# Problem statement:
Return the lines from the one with "Generate a Python" through the one with "from matplotlib.ticker import", exactly as they appear and with no pictures.

# Source records:
........

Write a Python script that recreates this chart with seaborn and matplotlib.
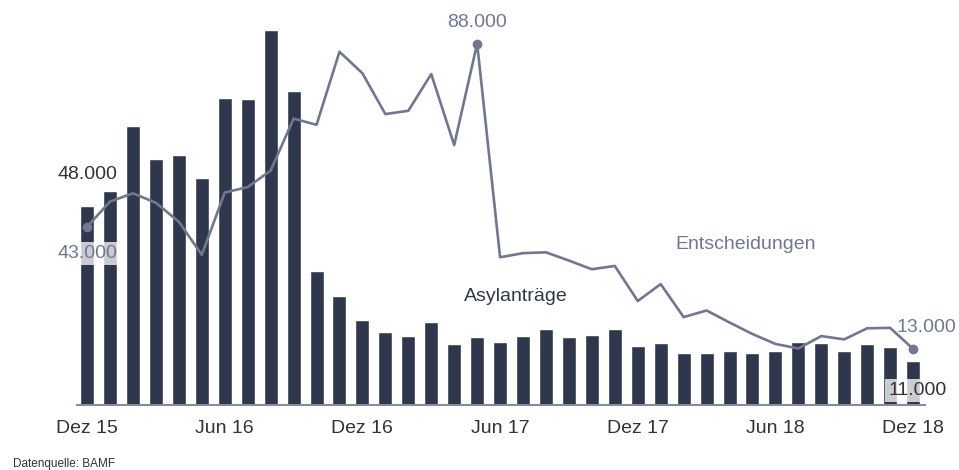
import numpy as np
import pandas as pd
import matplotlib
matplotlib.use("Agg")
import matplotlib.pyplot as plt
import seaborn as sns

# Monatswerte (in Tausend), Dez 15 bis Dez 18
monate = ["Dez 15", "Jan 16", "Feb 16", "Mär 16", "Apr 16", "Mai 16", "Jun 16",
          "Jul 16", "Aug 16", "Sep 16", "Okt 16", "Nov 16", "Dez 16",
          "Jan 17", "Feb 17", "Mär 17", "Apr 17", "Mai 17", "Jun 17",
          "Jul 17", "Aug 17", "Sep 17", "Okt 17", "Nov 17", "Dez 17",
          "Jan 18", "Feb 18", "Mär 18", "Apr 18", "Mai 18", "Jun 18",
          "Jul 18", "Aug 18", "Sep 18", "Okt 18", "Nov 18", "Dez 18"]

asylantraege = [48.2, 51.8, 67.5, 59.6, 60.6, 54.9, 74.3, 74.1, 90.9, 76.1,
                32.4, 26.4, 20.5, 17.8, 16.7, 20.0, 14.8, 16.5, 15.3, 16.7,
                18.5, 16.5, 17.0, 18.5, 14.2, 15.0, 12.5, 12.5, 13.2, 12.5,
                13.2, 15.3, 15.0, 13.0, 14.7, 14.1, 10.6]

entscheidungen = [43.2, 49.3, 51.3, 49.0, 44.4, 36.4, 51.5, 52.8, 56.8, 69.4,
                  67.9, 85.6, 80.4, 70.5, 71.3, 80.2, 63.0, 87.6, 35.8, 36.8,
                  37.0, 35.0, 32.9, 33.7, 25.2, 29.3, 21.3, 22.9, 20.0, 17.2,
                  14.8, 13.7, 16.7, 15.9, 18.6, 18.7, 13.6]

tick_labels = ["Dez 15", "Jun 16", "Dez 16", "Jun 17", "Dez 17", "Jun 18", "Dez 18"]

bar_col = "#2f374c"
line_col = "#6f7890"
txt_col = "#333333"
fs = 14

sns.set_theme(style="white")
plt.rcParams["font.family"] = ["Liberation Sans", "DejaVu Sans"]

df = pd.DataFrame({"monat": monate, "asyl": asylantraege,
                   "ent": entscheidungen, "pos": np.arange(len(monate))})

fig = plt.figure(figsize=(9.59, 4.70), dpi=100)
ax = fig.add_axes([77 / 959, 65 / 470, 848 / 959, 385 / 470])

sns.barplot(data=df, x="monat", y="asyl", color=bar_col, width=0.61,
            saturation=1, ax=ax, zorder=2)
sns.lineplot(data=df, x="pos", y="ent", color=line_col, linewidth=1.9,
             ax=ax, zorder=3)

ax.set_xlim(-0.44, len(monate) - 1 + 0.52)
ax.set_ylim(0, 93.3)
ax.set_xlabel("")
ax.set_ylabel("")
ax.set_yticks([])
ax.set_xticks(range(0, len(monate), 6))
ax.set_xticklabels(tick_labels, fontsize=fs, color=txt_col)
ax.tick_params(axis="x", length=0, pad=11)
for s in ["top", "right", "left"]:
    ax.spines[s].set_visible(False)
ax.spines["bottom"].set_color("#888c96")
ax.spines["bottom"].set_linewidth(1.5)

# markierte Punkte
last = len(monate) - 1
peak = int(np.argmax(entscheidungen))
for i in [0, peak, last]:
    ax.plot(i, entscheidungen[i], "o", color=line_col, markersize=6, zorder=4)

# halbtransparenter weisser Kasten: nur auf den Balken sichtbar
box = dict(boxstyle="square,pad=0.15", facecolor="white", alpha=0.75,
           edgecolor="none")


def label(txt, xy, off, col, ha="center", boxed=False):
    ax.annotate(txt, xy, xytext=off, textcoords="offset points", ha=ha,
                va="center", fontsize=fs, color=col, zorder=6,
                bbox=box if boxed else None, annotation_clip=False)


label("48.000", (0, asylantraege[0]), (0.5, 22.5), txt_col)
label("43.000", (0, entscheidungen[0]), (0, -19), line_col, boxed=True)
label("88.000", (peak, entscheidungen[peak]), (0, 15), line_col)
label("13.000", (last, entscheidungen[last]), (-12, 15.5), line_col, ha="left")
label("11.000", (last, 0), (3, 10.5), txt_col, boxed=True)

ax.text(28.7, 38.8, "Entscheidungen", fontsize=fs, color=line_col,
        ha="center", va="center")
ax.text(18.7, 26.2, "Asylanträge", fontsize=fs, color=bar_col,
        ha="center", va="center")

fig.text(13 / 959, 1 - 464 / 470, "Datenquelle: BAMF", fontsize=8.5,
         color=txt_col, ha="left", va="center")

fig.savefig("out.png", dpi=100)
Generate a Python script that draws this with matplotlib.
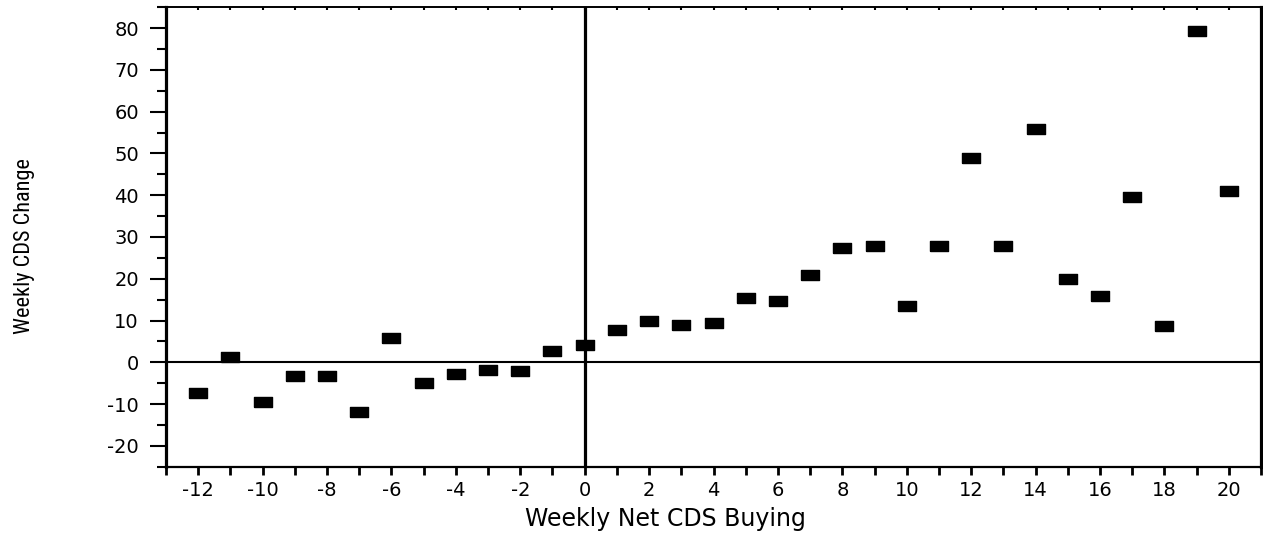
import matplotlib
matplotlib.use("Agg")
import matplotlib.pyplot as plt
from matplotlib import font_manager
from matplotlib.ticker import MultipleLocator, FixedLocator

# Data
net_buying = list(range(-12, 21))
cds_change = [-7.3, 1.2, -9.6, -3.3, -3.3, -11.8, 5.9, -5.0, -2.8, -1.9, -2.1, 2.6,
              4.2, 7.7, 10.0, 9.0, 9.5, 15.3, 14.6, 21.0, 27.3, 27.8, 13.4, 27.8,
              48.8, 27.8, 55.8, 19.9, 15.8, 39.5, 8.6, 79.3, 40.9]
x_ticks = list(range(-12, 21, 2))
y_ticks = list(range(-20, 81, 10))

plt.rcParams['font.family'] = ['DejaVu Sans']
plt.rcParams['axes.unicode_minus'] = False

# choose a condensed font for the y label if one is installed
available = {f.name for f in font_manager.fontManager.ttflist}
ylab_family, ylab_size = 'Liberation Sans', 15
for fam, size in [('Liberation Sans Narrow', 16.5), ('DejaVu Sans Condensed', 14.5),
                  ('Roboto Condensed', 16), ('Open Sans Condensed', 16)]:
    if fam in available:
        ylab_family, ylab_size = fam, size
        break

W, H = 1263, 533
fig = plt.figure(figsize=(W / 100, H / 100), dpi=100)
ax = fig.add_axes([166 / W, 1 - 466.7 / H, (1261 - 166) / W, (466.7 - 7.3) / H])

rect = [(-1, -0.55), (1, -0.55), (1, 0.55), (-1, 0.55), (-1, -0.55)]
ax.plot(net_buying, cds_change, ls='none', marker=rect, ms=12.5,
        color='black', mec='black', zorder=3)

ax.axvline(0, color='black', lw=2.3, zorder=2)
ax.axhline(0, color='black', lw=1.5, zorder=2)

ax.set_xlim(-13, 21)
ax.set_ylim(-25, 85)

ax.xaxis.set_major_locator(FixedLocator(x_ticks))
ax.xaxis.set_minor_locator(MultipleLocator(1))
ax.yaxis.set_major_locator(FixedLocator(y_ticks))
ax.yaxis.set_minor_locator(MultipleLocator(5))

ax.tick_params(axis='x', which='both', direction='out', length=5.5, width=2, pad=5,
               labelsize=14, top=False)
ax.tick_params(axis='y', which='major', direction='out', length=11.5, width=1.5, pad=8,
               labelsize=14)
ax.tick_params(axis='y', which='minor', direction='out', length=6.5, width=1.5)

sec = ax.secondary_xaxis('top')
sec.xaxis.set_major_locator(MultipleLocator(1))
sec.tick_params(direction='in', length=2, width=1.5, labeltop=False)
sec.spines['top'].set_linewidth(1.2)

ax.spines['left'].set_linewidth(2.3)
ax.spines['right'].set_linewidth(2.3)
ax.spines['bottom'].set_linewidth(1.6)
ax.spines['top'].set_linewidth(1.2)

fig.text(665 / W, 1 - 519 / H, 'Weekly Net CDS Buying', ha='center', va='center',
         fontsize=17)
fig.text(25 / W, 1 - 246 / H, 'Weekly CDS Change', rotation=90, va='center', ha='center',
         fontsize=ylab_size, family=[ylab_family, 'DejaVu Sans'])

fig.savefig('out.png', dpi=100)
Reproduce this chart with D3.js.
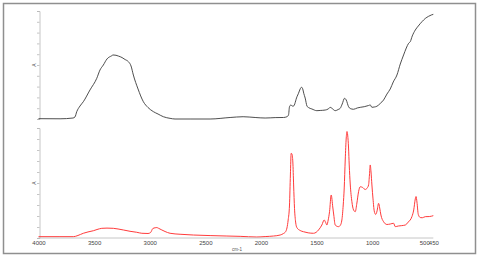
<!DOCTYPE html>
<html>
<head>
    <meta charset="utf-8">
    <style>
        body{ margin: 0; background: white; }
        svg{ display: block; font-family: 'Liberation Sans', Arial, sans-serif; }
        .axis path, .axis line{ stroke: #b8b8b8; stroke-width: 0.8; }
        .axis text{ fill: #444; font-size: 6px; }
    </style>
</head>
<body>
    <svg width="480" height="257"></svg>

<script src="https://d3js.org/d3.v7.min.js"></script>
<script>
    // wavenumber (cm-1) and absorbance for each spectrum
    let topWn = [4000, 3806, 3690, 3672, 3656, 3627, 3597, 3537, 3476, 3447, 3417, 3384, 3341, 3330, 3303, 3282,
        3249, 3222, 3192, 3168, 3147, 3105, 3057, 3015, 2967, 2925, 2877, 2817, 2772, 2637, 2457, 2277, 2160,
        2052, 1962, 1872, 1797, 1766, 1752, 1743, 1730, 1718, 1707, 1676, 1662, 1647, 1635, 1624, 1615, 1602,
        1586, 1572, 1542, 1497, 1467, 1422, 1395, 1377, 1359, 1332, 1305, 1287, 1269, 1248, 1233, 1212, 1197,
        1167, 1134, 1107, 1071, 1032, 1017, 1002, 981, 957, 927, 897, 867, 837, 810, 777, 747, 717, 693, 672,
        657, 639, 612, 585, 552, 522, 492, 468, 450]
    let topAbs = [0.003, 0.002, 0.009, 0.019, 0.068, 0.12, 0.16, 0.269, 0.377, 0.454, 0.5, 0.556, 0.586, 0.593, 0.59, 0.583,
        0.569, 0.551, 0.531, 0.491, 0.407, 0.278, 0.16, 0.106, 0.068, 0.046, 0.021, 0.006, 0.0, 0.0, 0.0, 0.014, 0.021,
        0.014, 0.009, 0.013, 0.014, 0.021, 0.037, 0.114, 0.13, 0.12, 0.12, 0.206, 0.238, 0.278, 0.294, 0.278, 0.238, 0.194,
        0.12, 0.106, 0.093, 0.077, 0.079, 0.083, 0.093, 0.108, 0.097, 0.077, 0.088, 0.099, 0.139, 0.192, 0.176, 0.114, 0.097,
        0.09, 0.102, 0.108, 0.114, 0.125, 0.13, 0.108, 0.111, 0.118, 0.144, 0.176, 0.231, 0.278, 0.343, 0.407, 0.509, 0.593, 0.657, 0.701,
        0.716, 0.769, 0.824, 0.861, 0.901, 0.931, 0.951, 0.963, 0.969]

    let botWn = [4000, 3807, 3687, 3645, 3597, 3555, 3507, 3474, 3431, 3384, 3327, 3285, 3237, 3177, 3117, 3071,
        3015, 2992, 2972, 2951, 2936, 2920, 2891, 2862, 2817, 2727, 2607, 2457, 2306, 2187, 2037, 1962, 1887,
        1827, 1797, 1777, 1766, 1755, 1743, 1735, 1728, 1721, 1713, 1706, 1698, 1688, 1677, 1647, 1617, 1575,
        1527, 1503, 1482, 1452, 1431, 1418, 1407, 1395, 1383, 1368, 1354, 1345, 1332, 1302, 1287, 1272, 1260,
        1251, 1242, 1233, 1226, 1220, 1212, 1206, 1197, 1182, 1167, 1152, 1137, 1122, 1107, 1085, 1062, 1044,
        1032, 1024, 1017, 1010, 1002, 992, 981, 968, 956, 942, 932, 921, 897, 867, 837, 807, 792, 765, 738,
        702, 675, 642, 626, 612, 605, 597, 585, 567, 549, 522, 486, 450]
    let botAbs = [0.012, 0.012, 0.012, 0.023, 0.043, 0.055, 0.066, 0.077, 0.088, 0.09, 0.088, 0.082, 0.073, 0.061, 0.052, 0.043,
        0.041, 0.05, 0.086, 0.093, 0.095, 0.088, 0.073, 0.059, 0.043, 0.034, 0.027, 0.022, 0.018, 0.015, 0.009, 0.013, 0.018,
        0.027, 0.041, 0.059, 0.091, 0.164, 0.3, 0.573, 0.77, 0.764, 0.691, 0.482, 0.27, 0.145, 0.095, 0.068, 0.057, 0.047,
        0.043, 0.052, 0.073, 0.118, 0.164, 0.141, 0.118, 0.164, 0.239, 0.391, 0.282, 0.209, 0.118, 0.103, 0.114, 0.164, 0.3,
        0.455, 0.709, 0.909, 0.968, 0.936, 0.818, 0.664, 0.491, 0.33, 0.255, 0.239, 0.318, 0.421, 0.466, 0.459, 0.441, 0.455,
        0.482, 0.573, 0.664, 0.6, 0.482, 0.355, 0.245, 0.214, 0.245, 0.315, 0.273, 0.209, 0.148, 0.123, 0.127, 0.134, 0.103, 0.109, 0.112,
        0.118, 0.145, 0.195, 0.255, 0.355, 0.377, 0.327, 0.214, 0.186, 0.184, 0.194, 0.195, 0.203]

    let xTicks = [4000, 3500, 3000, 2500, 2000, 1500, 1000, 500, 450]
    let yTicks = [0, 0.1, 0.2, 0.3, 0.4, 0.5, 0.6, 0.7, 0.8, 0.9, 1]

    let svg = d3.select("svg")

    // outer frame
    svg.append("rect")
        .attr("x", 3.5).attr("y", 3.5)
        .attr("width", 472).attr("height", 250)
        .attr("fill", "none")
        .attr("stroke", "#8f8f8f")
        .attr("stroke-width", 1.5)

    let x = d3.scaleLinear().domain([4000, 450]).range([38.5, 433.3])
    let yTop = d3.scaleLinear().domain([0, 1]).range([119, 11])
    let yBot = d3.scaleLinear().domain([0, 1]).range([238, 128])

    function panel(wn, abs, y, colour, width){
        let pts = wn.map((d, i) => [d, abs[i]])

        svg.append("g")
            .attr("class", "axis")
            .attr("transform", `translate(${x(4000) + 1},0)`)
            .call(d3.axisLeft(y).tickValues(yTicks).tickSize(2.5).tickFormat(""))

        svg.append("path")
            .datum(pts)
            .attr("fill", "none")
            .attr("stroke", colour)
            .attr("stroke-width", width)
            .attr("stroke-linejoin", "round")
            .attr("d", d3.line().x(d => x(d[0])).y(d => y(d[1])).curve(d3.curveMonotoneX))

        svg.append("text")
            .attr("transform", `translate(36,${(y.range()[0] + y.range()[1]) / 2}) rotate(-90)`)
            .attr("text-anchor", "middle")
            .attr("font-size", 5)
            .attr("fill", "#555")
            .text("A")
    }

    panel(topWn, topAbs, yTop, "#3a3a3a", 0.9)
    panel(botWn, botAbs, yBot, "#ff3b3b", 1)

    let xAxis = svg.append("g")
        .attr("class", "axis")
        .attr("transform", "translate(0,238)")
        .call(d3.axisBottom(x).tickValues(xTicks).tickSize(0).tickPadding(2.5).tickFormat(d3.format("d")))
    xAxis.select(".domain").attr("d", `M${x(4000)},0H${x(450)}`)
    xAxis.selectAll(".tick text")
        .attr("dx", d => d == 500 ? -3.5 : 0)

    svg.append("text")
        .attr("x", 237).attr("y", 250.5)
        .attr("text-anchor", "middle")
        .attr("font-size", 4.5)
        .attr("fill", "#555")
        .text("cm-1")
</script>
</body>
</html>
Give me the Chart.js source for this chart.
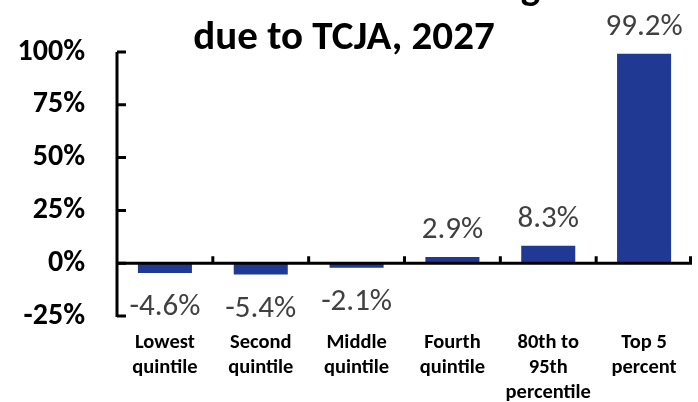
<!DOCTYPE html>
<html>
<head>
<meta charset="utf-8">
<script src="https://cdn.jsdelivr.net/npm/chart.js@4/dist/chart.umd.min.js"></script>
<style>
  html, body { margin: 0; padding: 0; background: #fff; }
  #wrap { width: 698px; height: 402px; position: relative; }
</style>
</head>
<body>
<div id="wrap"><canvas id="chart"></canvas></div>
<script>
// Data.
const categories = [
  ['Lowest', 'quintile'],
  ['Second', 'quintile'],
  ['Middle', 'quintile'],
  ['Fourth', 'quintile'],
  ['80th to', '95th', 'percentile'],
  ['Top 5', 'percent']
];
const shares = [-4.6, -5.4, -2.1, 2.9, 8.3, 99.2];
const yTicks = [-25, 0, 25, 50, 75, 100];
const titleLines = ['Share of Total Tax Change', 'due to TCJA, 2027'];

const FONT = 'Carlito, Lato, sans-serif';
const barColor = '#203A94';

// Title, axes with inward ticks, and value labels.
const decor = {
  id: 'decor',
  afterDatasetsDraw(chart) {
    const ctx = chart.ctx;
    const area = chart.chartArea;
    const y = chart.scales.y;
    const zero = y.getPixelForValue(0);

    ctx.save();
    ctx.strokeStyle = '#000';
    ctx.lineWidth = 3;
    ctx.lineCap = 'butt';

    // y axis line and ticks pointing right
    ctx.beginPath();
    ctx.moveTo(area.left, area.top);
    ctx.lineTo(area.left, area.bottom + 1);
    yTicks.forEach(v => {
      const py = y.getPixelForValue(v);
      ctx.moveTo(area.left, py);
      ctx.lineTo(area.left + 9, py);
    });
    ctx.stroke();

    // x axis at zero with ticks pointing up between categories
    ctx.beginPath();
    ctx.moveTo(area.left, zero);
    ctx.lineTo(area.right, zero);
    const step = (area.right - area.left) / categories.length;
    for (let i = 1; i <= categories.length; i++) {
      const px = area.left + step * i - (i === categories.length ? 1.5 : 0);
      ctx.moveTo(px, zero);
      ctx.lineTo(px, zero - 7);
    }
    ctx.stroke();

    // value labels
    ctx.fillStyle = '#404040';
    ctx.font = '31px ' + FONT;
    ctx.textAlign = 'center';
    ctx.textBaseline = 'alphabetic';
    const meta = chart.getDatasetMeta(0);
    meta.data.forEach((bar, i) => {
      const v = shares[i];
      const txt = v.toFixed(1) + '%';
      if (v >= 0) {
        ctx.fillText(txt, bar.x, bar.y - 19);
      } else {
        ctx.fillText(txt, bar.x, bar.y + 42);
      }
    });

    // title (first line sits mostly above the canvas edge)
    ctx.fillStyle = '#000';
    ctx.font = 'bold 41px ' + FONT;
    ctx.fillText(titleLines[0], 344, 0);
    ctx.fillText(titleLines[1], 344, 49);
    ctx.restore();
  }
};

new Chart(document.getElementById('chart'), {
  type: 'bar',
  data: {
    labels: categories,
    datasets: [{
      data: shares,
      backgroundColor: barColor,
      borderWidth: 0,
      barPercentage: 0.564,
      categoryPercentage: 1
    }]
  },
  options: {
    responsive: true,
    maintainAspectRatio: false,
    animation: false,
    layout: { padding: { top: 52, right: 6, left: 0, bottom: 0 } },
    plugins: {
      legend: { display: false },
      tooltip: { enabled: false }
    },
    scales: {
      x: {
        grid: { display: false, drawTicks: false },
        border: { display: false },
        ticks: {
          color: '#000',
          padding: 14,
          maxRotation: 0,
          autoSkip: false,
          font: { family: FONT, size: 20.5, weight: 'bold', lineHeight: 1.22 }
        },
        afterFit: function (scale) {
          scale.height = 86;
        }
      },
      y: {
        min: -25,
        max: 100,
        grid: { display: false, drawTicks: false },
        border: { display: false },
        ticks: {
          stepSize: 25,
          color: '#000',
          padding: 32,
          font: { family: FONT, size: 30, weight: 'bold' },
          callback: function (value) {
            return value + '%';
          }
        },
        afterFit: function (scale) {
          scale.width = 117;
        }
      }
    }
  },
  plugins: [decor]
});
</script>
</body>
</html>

........

# Response to this task:
Generate a Python script that draws this with matplotlib.
import matplotlib
matplotlib.use("Agg")
import matplotlib.pyplot as plt
from matplotlib import font_manager
from matplotlib.ticker import MultipleLocator, FixedLocator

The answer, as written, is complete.